The exceptionally well-preserved find is described in Nature Communications.
The site is about 50km southwest of Boston, Massachusetts in the Wamsutta Formation. It dates to about 320–318 million years ago, during the Carboniferous period.
Carboniferous fossils include the largest ever arthropods – the group which includes spiders and insects. Among them were millipedes the size of cars, spiders the size of cats and dragonflies the size of eagles.
Today’s coal deposits are the remnants of Carboniferous forests.
The Carboniferous is split into the Mississippian (359–323 million years ago) and the Pennsylvanian (323–299 million years ago) periods.

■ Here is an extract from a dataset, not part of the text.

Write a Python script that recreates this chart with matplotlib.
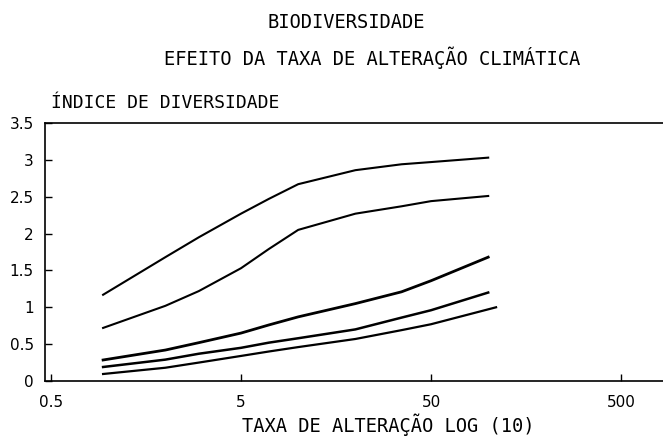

Much of what is known about the Carboniferous era comes from fossils dating to the Middle Pennsylvanian, starting about 315 million years ago. Earlier fossils – including those which mark critical stages in the evolution of insects, arachnids, seed plants and tetrapods (the first vertebrates to walk on land) – are sparse.
Many of the newly found Wamsutta fossils are among the oldest representatives of their groups.
Not only have palaeontologists found body fossils of animals and plants. They also uncovered trace fossils including footprints and burrows.
Among the fossils is some of the earliest evidence of insect behaviour including egg-laying and irritation of plants called “galling”. Plant galling can arise from feeding or insect egg-laying and leads to abnormal growths on the plants.
Researchers identified more than 130 different species from the fossils.
The ancient ecosystem is a drier, higher elevation environment than the coal swamps typically associated with the Carboniferous.
“This site gives us an unprecedented look at a terrestrial ecosystem from a crucial time in the evolution of life on land,” says lead author Richard Knecht, from Harvard University. “We’re seeing evidence of complex plant-insect interactions and some of the earliest appearances of major animal groups that went on to dominate terrestrial habitats.”
“The exceptional preservation of delicate impressions and traces allows us to reconstruct behaviours and ecology in ways not usually possible with body fossils alone,” says co-author Jacob Benner of the University of Tennessee. “We can see how these early terrestrial communities functioned as integrated ecosystems.”
Wamsutta would have been a seasonally wet, forested area close to the equator. The formation is the result of deposition of silt and sediment in a triangular shape called an alluvial fan.